Pierre Gattaz est PDG de Radiall et président du Groupe des fédérations industrielles, mais il est également fils d'Yvon Gattaz, ancien président du CNPF, la structure à laquelle le Medef a succédé. Son prédécesseur, Laurence Parisot, est de la troisième génération d'une famille de dirigeants d'entreprises. Son prédécesseur à elle, Ernest-Antoine Seillière, est issu d'une longue dynastie des affaires. Il n'y a aucun mal à naître dans une famille de gens d'affaires, mais il est difficile de regarder cette succession de profils et de se dire que la France est le pays du self-made man...

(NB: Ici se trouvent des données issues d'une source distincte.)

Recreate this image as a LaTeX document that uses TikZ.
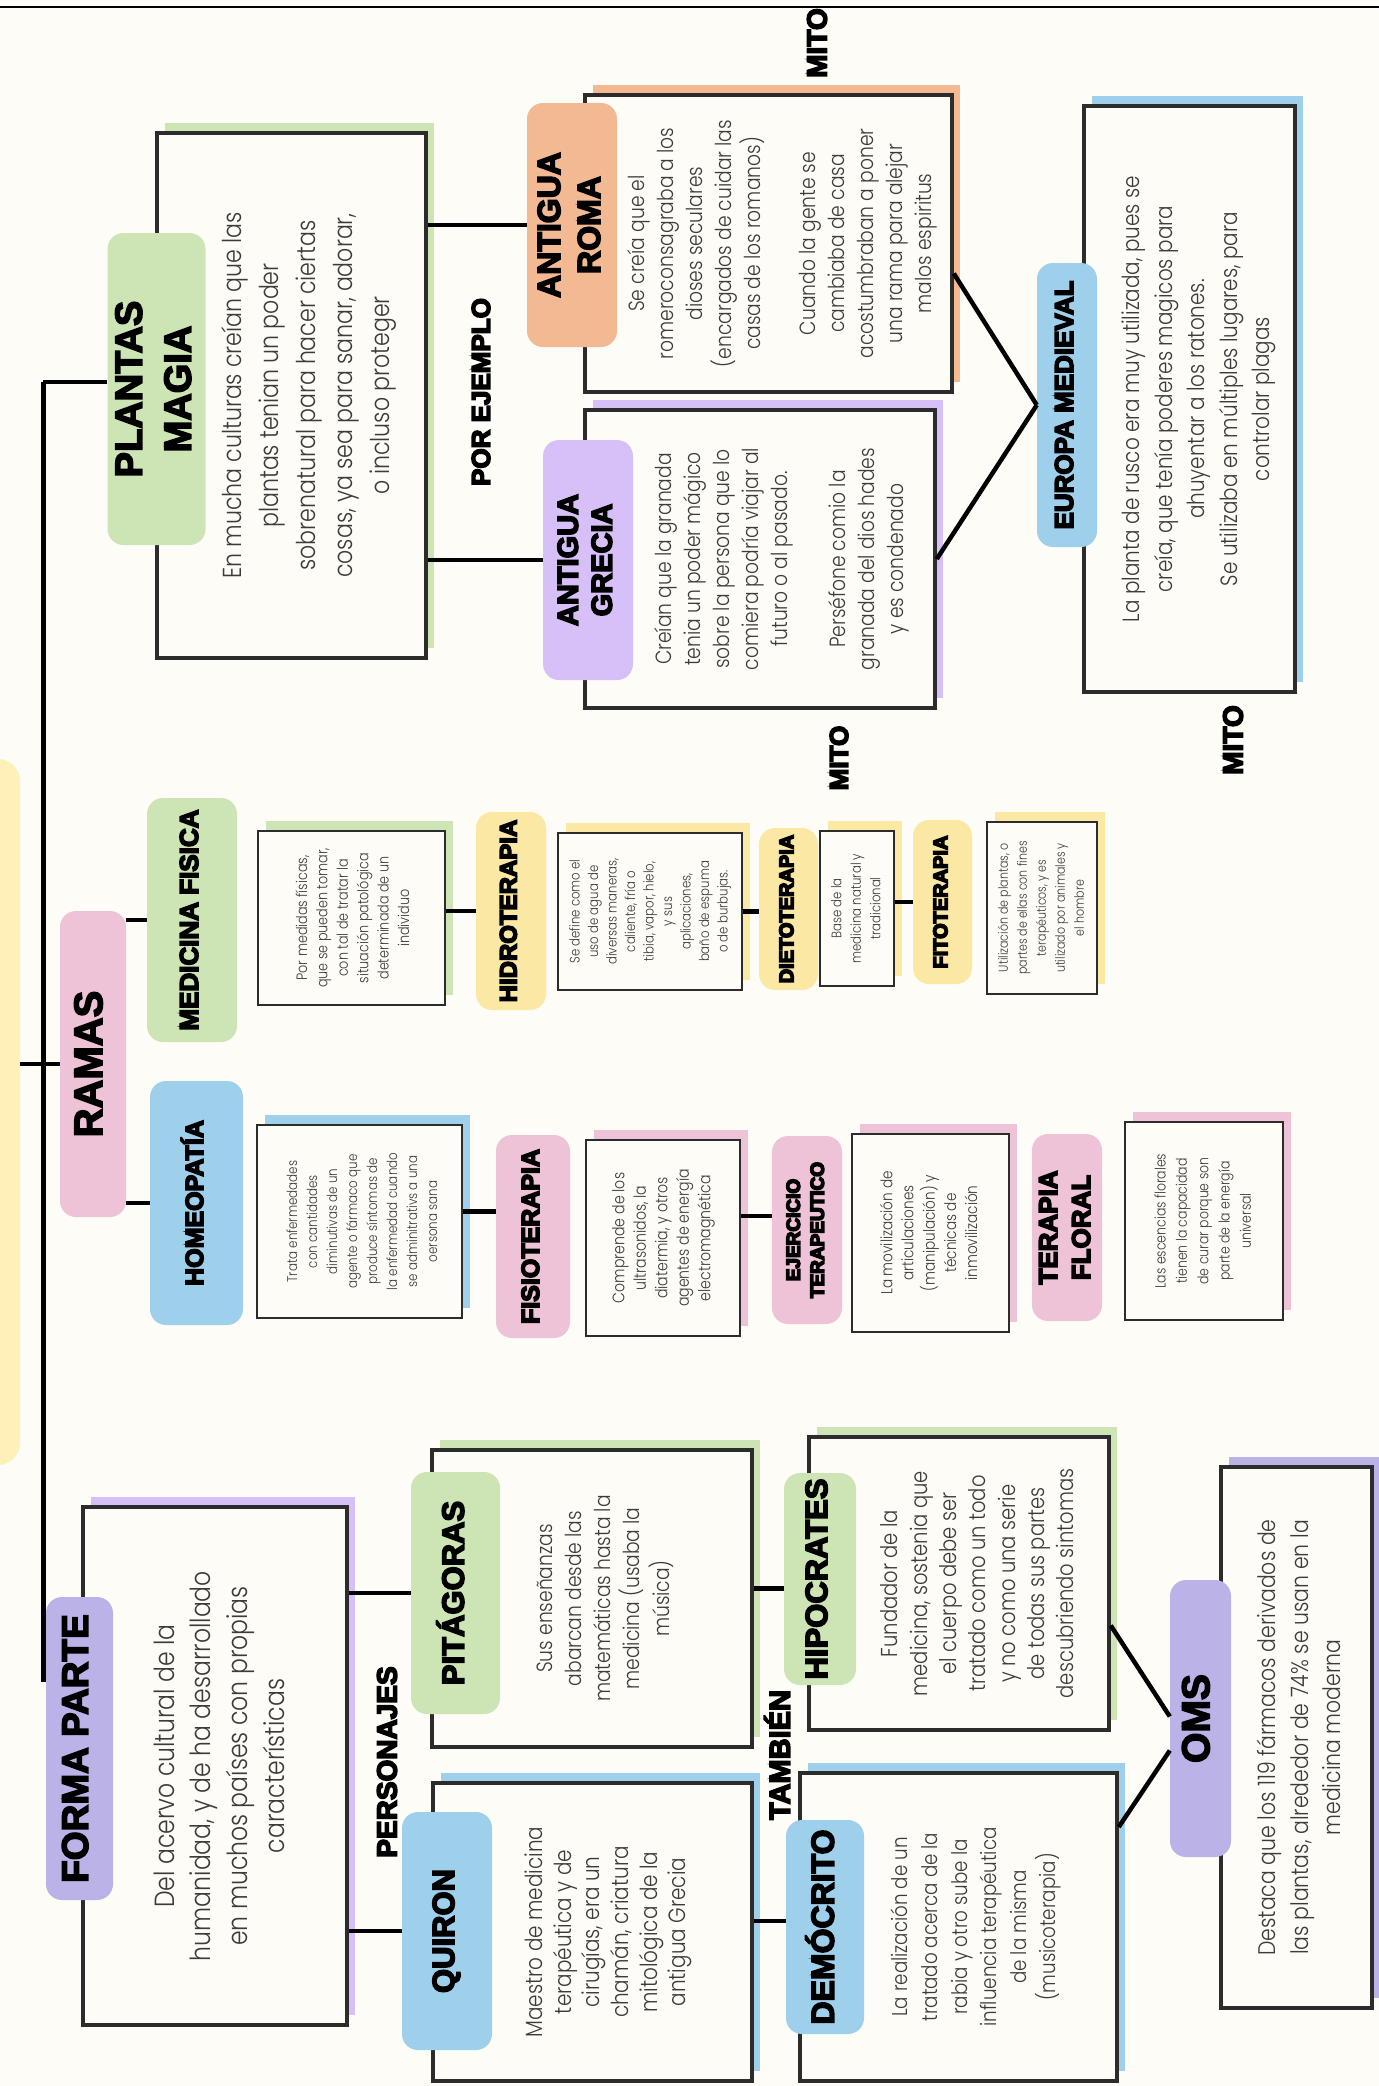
\documentclass[tikz,border=0pt]{standalone}
\usepackage{fontspec}
\usepackage{graphicx}
\usepackage{tikz}
\IfFontExistsTF{Poppins Light}{\newfontfamily\bodyfont[FakeStretch=0.85]{Poppins Light}}{\newfontfamily\bodyfont[FakeStretch=0.85]{Poppins}}
\newfontfamily\headfont{Liberation Sans Bold}
\definecolor{paper}{HTML}{FDFCF6}
\definecolor{ink}{HTML}{2C2C2C}
\definecolor{tinta}{HTML}{3B3B3B}
\definecolor{verde}{HTML}{CDE5B5}
\definecolor{naranja}{HTML}{F3B993}
\definecolor{lila}{HTML}{D6C0F7}
\definecolor{lilab}{HTML}{BBB3E8}
\definecolor{azul}{HTML}{9FD0EB}
\definecolor{rosa}{HTML}{EEC3D7}
\definecolor{amarillo}{HTML}{FCE8A5}
\definecolor{amarilloc}{HTML}{FEF0B8}
\newcommand{\vtxt}[1]{\rotatebox{90}{\begin{tabular}{@{}c@{}}#1\end{tabular}}}
\newcommand{\grueso}[1]{\special{pdf:literal direct 2 Tr 1.5 w}#1\special{pdf:literal direct 0 Tr}}
\newcommand{\vtit}[1]{\grueso{\vtxt{#1}}}
\newcommand{\rtit}[1]{\grueso{\rotatebox{90}{#1}}}

\begin{document}
\begin{tikzpicture}[x=1pt,y=-1pt,
		conn/.style={draw=black, line width=4.5pt},
		pill/.style={fill=#1, rounded corners=16pt, inner sep=0pt, text=black},
		caja/.style={draw=ink, line width=3.5pt, fill=paper, inner sep=0pt, text=tinta, preaction={fill=#1, transform canvas={shift={(8pt,10pt)}}}},
		cajita/.style={caja=#1, line width=2.6pt},
		cuerpo/.style 2 args={font=\bodyfont\fontsize{#1}{#2}\selectfont},
		titulo/.style 2 args={font=\headfont\fontsize{#1}{#2}\selectfont},
		rotulo/.style={inner sep=0pt, text=black, font=\headfont\fontsize{#1}{#1}\selectfont}]
		\fill[paper] (0,0) rectangle (1379,2086);
		\useasboundingbox (0,0) rectangle (1379,2086);
		\draw[line width=1.5pt] (0,7) -- (1379,7);
		%Centro
		\node[pill=amarilloc, rounded corners=22pt, minimum width=100pt, minimum height=706pt] (centro) at (-30,1112) {};
		\coordinate (spinetop) at (43,382);
		\coordinate (spinebot) at (43,1682);
		%Cajas
		\node[caja=verde, minimum width=269pt, minimum height=525pt, cuerpo={26}{37}] (plantasbox) at (291.5,395.5) {\hspace{33pt}\vtxt{En mucha culturas creían que las\\plantas tenian un poder\\sobrenatural para hacer ciertas\\cosas, ya sea para sanar, adorar,\\o incluso proteger}};
		\node[caja=naranja, minimum width=367pt, minimum height=297pt, cuerpo={22}{29}] (romabox) at (768.5,243.5) {\hspace{27pt}\vtxt{Se creía que el\\romeroconsagraba a los\\dioses seculares\\(encargados de cuidar las\\casas de los romanos)\\[26pt]Cuando la gente se\\cambiaba de casa\\acostumbraban a poner\\una rama para alejar\\malos espiritus}};
		\node[caja=lila, minimum width=350pt, minimum height=298pt, cuerpo={22}{29}] (greciabox) at (760,559) {\hspace{43pt}\vtxt{Creían que la granada\\tenia un poder mágico\\sobre la persona que lo\\comiera podría viajar al\\futuro o al pasado.\\[29pt]Perséfone comio la\\granada del dios hades\\y es condenado}};
		\node[caja=azul, minimum width=211pt, minimum height=586pt, cuerpo={23.5}{32.5}] (europabox) at (1189.5,399) {\hspace{17pt}\vtxt{La planta de rusco era muy utilizada, pues se\\creía, que tenía poderes magicos para\\ahuyentar a los ratones.\\Se utilizaba en múltiples lugares, para\\controlar plagas}};
		\node[cajita=verde, minimum width=187pt, minimum height=174pt, cuerpo={15}{20.4}] (medbox) at (351.5,918) {\hspace{5pt}\vtxt{Por medidas físicas,\\que se pueden tomar,\\con tal de tratar la\\situación patológica\\determinada de un\\individuo}};
		\node[cajita=azul, minimum width=205pt, minimum height=193pt, cuerpo={14}{20}] (homeobox) at (359.5,1221.5) {\hspace{7pt}\vtxt{Trata enfermedades\\con cantidades\\diminutivas de un\\agente o fármaco que\\produce síntomas de\\la enfermedad cuando\\se adminitrativs a una\\oersona sana}};
		\node[cajita=amarillo, minimum width=184pt, minimum height=157pt, cuerpo={13.8}{18.5}] (hidrobox) at (650,911.5) {\vtxt{Se define como el\\uso de agua de\\diversas maneras,\\caliente, fría o\\tibia, vapor, hielo,\\y sus\\aplicaciones,\\baño de espuma\\o de burbujas.}};
		\node[cajita=amarillo, minimum width=74pt, minimum height=155pt, cuerpo={13.8}{19.5}] (dietobox) at (857,908.5) {\vtxt{Base de la\\medicina natural y\\tradicional}};
		\node[cajita=amarillo, minimum width=110pt, minimum height=172pt, cuerpo={13}{19}] (fitobox) at (1042,908) {\vtxt{Utilización de plantas, o\\partes de ellas con fines\\terapéuticos, y es\\utilizado por animales y\\el hombre}};
		\node[cajita=rosa, minimum width=154pt, minimum height=196pt, cuerpo={16.6}{21.5}] (fisiobox) at (663,1238) {\vtxt{Comprende de los\\ultrasonidos, la\\diatermia, y otros\\agentes de energía\\electromagnética}};
		\node[cajita=rosa, minimum width=157pt, minimum height=198pt, cuerpo={16}{21.2}] (ejerbox) at (930.5,1233) {\vtxt{La movilización de\\articulaciones\\(manipulación) y\\técnicas de\\inmovilización}};
		\node[cajita=rosa, minimum width=158pt, minimum height=198pt, cuerpo={14.7}{21.3}] (floralbox) at (1204,1221) {\vtxt{Las escencias florales\\tienen la capacidad\\de curar porque son\\parte de la energía\\universal}};
		\node[caja=lila, minimum width=264pt, minimum height=518pt, cuerpo={27.7}{36.7}] (formabox) at (215,1766) {\hspace{14pt}\vtxt{Del acervo cultural de la\\humanidad, y de ha desarrollado\\en muchos países con propias\\características}};
		\node[caja=verde, minimum width=320pt, minimum height=297pt, cuerpo={22}{29}] (pitabox) at (592,1598.5) {\hspace{26pt}\vtxt{Sus enseñanzas\\abarcan desde las\\matemáticas hasta la\\medicina (usaba la\\música)}};
		\node[caja=azul, minimum width=319pt, minimum height=298pt, cuerpo={23.5}{28.6}] (quironbox) at (592.5,1932) {\hspace{32pt}\vtxt{Maestro de medicina\\terapéutica y de\\cirugías, era un\\chamán, criatura\\mitológica de la\\antigua Grecia}};
		\node[caja=verde, minimum width=300pt, minimum height=293pt, cuerpo={23}{29.3}] (hipobox) at (959,1583.5) {\hspace{42pt}\vtxt{Fundador de la\\medicina, sostenia que\\el cuerpo debe ser\\tratado como un todo\\y no como una serie\\de todas sus partes\\descubriendo sintomas}};
		\node[caja=azul, minimum width=317pt, minimum height=308pt, cuerpo={21.5}{29.6}] (demobox) at (958.5,1927) {\hspace{35pt}\vtxt{La realización de un\\tratado acerca de la\\rabia y otro sube la\\influencia terapéutica\\de la misma\\(musicoterapia)}};
		\node[caja=lilab, minimum width=151pt, minimum height=541pt, cuerpo={24}{32.5}] (omsbox) at (1296.5,1737.5) {\hspace{10pt}\vtxt{Destaca que los 119 fármacos derivados de\\las plantas, alrededor de 74\% se usan en la\\medicina moderna}};
		%Etiquetas
		\node[pill=verde, minimum width=73pt, minimum height=312pt, titulo={38}{49}] (plantaspill) at (156.5,389) {\vtit{PLANTAS\\MAGIA}};
		\node[pill=naranja, minimum width=90pt, minimum height=244pt, titulo={32}{40}] (romapill) at (572,225) {\vtit{ANTIGUA\\ROMA}};
		\node[pill=lila, minimum width=90pt, minimum height=240pt, titulo={29}{34}] (greciapill) at (588,560) {\vtit{ANTIGUA\\GRECIA}};
		\node[pill=azul, minimum width=60pt, minimum height=284pt, titulo={26}{30}] (europapill) at (1067,405) {\vtit{EUROPA MEDIEVAL}};
		\node[pill=rosa, minimum width=66pt, minimum height=306pt, titulo={40}{46}] (ramaspill) at (93,1064) {\vtit{RAMAS}};
		\node[pill=verde, minimum width=90pt, minimum height=244pt, titulo={26}{30}] (medpill) at (192,920) {\vtit{MEDICINA FISICA}};
		\node[pill=azul, minimum width=93pt, minimum height=244pt, titulo={25}{30}] (homeopill) at (196.5,1203) {\vtit{HOMEOPATÍA}};
		\node[pill=amarillo, minimum width=70pt, minimum height=198pt, titulo={24}{28}] (hidropill) at (511,911) {\vtit{HIDROTERAPIA}};
		\node[pill=amarillo, minimum width=59pt, minimum height=162pt, titulo={20}{24}] (dietopill) at (788.5,909) {\vtit{DIETOTERAPIA}};
		\node[pill=amarillo, minimum width=59pt, minimum height=164pt, titulo={20}{24}] (fitopill) at (942.5,902) {\vtit{FITOTERAPIA}};
		\node[pill=rosa, minimum width=74pt, minimum height=203pt, titulo={25}{30}] (fisiopill) at (533,1236.5) {\vtit{FISIOTERAPIA}};
		\node[pill=rosa, minimum width=70pt, minimum height=188pt, titulo={19}{24}] (ejerpill) at (807,1230) {\vtit{EJERCICIO\\TERAPEUTICO}};
		\node[pill=rosa, minimum width=70pt, minimum height=187pt, titulo={26}{33}] (floralpill) at (1067,1227.5) {\vtit{TERAPIA\\FLORAL}};
		\node[pill=lilab, minimum width=67pt, minimum height=303pt, titulo={37}{42}] (formapill) at (79.5,1748.5) {\vtit{FORMA PARTE}};
		\node[pill=verde, minimum width=89pt, minimum height=242pt, titulo={31}{36}] (pitapill) at (455.5,1593) {\vtit{PITÁGORAS}};
		\node[pill=azul, minimum width=90pt, minimum height=238pt, titulo={31}{36}] (quironpill) at (447,1931) {\vtit{QUIRON}};
		\node[pill=verde, minimum width=72pt, minimum height=212pt, titulo={31}{36}] (hipopill) at (820,1579) {\vtit{HIPOCRATES}};
		\node[pill=azul, minimum width=78pt, minimum height=214pt, titulo={32}{36}] (demopill) at (825,1927) {\vtit{DEMÓCRITO}};
		\node[pill=lilab, minimum width=61pt, minimum height=277pt, titulo={39}{44}] (omspill) at (1200.5,1718.5) {\vtit{OMS}};
		%Rotulos
		\node[rotulo=26] (porejemplo) at (481,392) {\rtit{POR EJEMPLO}};
		\node[rotulo=28] (mitoa) at (817,43) {\rtit{MITO}};
		\node[rotulo=26] (mitob) at (839,758) {\rtit{MITO}};
		\node[rotulo=28] (mitoc) at (1233,740) {\rtit{MITO}};
		\node[rotulo=28] (personajes) at (387,1762) {\rtit{PERSONAJES}};
		\node[rotulo=29] (tambien) at (777,1755) {\rtit{TAMBIÉN}};
		%Conectores
		\draw[conn, line width=5pt] (spinetop) -- (spinebot);
		\draw[conn] (spinetop) -- (spinetop -| plantaspill.west);
		\draw[conn] (centro.east |- ramaspill) -- (ramaspill.west);
		\draw[conn] (ramaspill.east |- medpill) -- (medpill.west);
		\draw[conn] (ramaspill.east |- homeopill) -- (homeopill.west);
		\draw[conn] (plantasbox.east |- romapill) -- (romapill.west);
		\draw[conn] (plantasbox.east |- greciapill) -- (greciapill.west);
		\draw[conn] ([yshift=-30pt]romabox.east) -- (europapill.west);
		\draw[conn] (greciabox.east) -- (europapill.west);
		\draw[conn] (medbox.east |- hidropill) -- (hidropill.west);
		\draw[conn] (hidrobox.east) -- (dietopill.west |- hidrobox.east);
		\draw[conn] (dietobox.east |- fitopill) -- (fitopill.west);
		\draw[conn] ([yshift=10pt]homeobox.east) -- ([yshift=10pt]homeobox.east -| fisiopill.west);
		\draw[conn] ([yshift=14pt]ejerpill.west -| fisiobox.east) -- ([yshift=14pt]ejerpill.west);
		\draw[conn] (formabox.east |- pitapill) -- (pitapill.west);
		\draw[conn] (formabox.east |- quironpill) -- (quironpill.west);
		\draw[conn] ([yshift=10pt]pitabox.east) -- ([yshift=10pt]pitabox.east -| hipopill.west);
		\draw[conn] ([yshift=6pt]demopill.west -| quironbox.east) -- ([yshift=6pt]demopill.west);
		\draw[conn] ([yshift=-42pt]hipobox.east) -- ([yshift=2pt]omspill.west);
		\draw[conn] ([yshift=100pt]demobox.east) -- ([yshift=-32pt]omspill.west);
\end{tikzpicture}
\end{document}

Et ce n'est pas une coïncidence. Dans le livre Le Capitalisme d'héritiers, l'économiste Thomas Philippon une explication convaincante de la relation si paradoxale que les français ont avec le travail et les affaires. Il ne s'agit pas juste de problèmes de réglementation et de fiscalité (qui, eux-mêmes, en démocratie, sont issus de la culture politique qui les a créés), mais d'un problème plus profond : le capitalisme français est fondamentalement un capitalisme d'héritiers.

Comme l'écrit Philippon, le dialogue social en France est marqué par “l'insatisfaction et la méfiance.” C'est peut être en partie dû à un syndicalisme contestataire et même historiquement révolutionnaire, mais également à des “pratiques managériales conservatrices et frustrantes pour les salariés”. En effet, “le capitalisme français peine en effet à promouvoir les plus créatifs et les plus compétents, et tend à privilégier l'héritage et la reproduction sociale dans le recrutement de ses élites.” En clair : plutôt que de promouvoir le petit jeune aux idées innovantes et peut être un peu bizarres, on va plutôt promouvoir le fils-de ou, à défaut, le diplômé bien formaté de d'une grande école (grandes écoles dont on sait à quel point elles sont un parfait ascenseur social). Dans la plupart des pays, lorsqu'on demande aux jeunes diplômés de classer les entreprises pour lesquelles ils aimeraient travailler, les entreprises nationales arrivent en tête. En France, les jeunes diplômés placent les filiales d'entreprises étrangères en tête.

On est là à des années-lumière du système qui a donné naissance à Google, Apple, Intel et Facebook. A la place, nous avons un système où Ernest-Antoine Seillière a pu dire que “il n'y a pas de capitalisme qui ne soit pas familial. L'anomalie du capitalisme, c'est le marché”--et pire, que personne ne s'en offusque. Lorsque le visage du patronat français est une succession d'héritiers, comment s'étonner que beaucoup de français rejettent ce système ? Ils ont raison de le rejeter, il est injuste !

Le pire, c'est que M. Seillière a raison tout en ayant tort : contrairement aux français qui regardent autour d'eux et font l'amalgame entre capitalisme, rigidité sociale et redistribution vers le haut, M. Seillière a bien compris que le vrai marché, avec sa concurrence qui fait baisser les marges pour augmenter le pouvoir d'achat des consommateurs, sa décentralisation de la décision et sa destruction créatrice, est l'ennemi de gens comme lui. C'est pour ça que seuls des gens comme Xavier Niel, qui ne viennent pas du sérail, peuvent bousculer les lignes en innovant. Gageons que si Xavier Niel voulait être président du Medef, l'UIMM ne le soutiendrait pas.

Cette élection du Medef est un rappel que, bien plus souvent qu'on ne le pense, le pire ennemi du capitalisme est les entreprises—et qu'en France, depuis longtemps, les capitalistes ont tué le capitalisme.